Это было хорошим признаком.

На Крещение рано-рано, когда, казалось, еще ярко горели на небе звёзды, мы все, кроме матери, должны были идти в церковь с отцом. Мать оставалась дома по хозяйству: топила печь, пекла пироги и готовила все к разговлению после церкви. В церковь шли быстро, подгонял сильный мороз. Под ногами хрустело, и этот скрип далеко был слышен на улице. После ранней обедни шли из церкви крестным ходом на Иордань. Торжественный крестный ход с хоругвями в раннее морозное утро оставил незабываемое впечатление на всю жизнь. На Иордани во время водосвятия, когда пели: "Во Иордани крещающуся Тебе, Господи, Троическое явися поклонение: Родителев бо глас свидетельствоваше Тебе, возлюбленного Тя Сына именуя, и Дух, в виде голубине, извествоваше словесе утверждение..." – пускали в воздух голубей. Вокруг стоял невероятный шум, так как голуби, вытащенные из-за пазухи, от холода сильно хлопали крыльями и часто падали на головы богомольцев.

После службы и водосвятия, когда мы приносили домой святую воду, мать первая отпивала святой воды, а за ней и мы все по очереди пили ледяную святую воду. Потом мать отливала святой воды в кружку и шла в хлев, где брызгала ею корову, все углы и сено в яслях. Только после этого отец читал акафист празднику, а мы молились. По окончании акафиста садились за стол разговляться. Как все казалось тогда необыкновенно вкусно!

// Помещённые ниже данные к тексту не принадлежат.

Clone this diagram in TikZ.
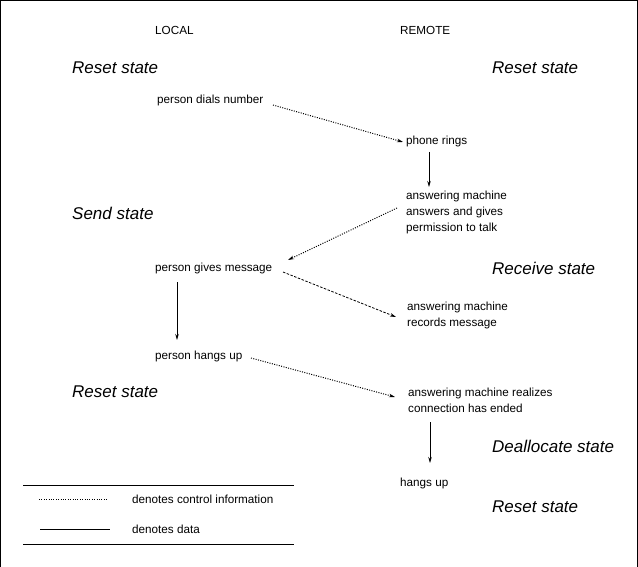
\documentclass[tikz,border=0pt]{standalone}
\usepackage{fontspec}
\setmainfont{Liberation Sans}
\usetikzlibrary{arrows.meta}
\begin{document}
\begin{tikzpicture}[x=1pt,y=-1pt,
  txt/.style={anchor=west,inner sep=0pt,align=left,font=\fontsize{11.7}{16}\selectfont},
  st/.style={anchor=west,inner sep=0pt,font=\fontsize{17}{20}\selectfont\itshape},
  ctrl/.style={line width=1pt,dash pattern=on 1pt off 1.4pt},
  dat/.style={line width=0.8pt},
  dsh/.style={line width=0.8pt,dash pattern=on 2.5pt off 1.5pt},
  tip/.style={-{Stealth[length=6pt,width=3.5pt]}}]
\useasboundingbox (0,0) rectangle (638,567);
\draw[line width=1pt] (0.5,567) -- (0.5,0.5) -- (637.5,0.5) -- (637.5,567);
% headers
\node[txt] (local) at (155,30) {LOCAL};
\node[txt] (remote) at (400,30) {REMOTE};
% states
\node[st] (rs1) at (72,68) {Reset state};
\node[st] (rs2) at (492,68) {Reset state};
\node[st] (send) at (72,213) {Send state};
\node[st] (receive) at (492,268) {Receive state};
\node[st] (rs3) at (72,392) {Reset state};
\node[st] (dealloc) at (492,446) {Deallocate state};
\node[st] (rs4) at (492,507) {Reset state};
% events
\node[txt] (dials) at (157,100) {person dials number};
\node[txt] (rings) at (406,141) {phone rings};
\node[txt] (answers) at (406,212) {answering machine\\answers and gives\\permission to talk};
\node[txt] (gives) at (155,268) {person gives message};
\node[txt] (records) at (407,315) {answering machine\\records message};
\node[txt] (hangs) at (155,356) {person hangs up};
\node[txt] (realizes) at (408,400) {answering machine realizes\\connection has ended};
\node[txt] (hangsup) at (400,483) {hangs up};
% connectors
\draw[ctrl,tip] ([shift={(116,5)}]dials.west) -- ([shift={(-3,1)}]rings.west);
\draw[dat,tip] ([shift={(23,11)}]rings.west) -- ([shift={(23,-25)}]answers.west);
\draw[ctrl,tip] ([shift={(-9,-4)}]answers.west) -- ([shift={(133,-8)}]gives.west);
\draw[dsh,tip] ([shift={(128,4)}]gives.west) -- ([shift={(-11,2)}]records.west);
\draw[dat,tip] ([shift={(22,14)}]gives.west) -- ([shift={(22,-16)}]hangs.west);
\draw[ctrl,tip] ([shift={(96,2)}]hangs.west) -- ([shift={(-13,-3)}]realizes.west);
\draw[dat,tip] ([shift={(22,22)}]realizes.west) -- ([shift={(30,-20)}]hangsup.west);
% legend
\coordinate (lt1) at (23,485); \coordinate (lt2) at (294,485);
\coordinate (lb1) at (23,544); \coordinate (lb2) at (294,544);
\coordinate (lc1) at (39,499); \coordinate (lc2) at (108,499);
\coordinate (ld1) at (40,529); \coordinate (ld2) at (110,529);
\draw[line width=0.9pt] (lt1) -- (lt2);
\draw[line width=0.9pt] (lb1) -- (lb2);
\draw[ctrl,line width=0.6pt] (lc1) -- (lc2);
\draw[dat] (ld1) -- (ld2);
\node[txt] (lgctrl) at (132,499) {denotes control information};
\node[txt] (lgdata) at (132,529) {denotes data};
\end{tikzpicture}
\end{document}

С Крещением кончались святки и зима. Не даром сложилась шутливая поговорка: "После Крещения цыган продает свою шубу". Как ни радостна была для нас зима со всеми ее удовольствиями, мы с не меньшей радостью ждали после Крещения весну и напевали:

– Как февраль ни злися, как март ни хмурься, хоть снег – все ж весною пахнет!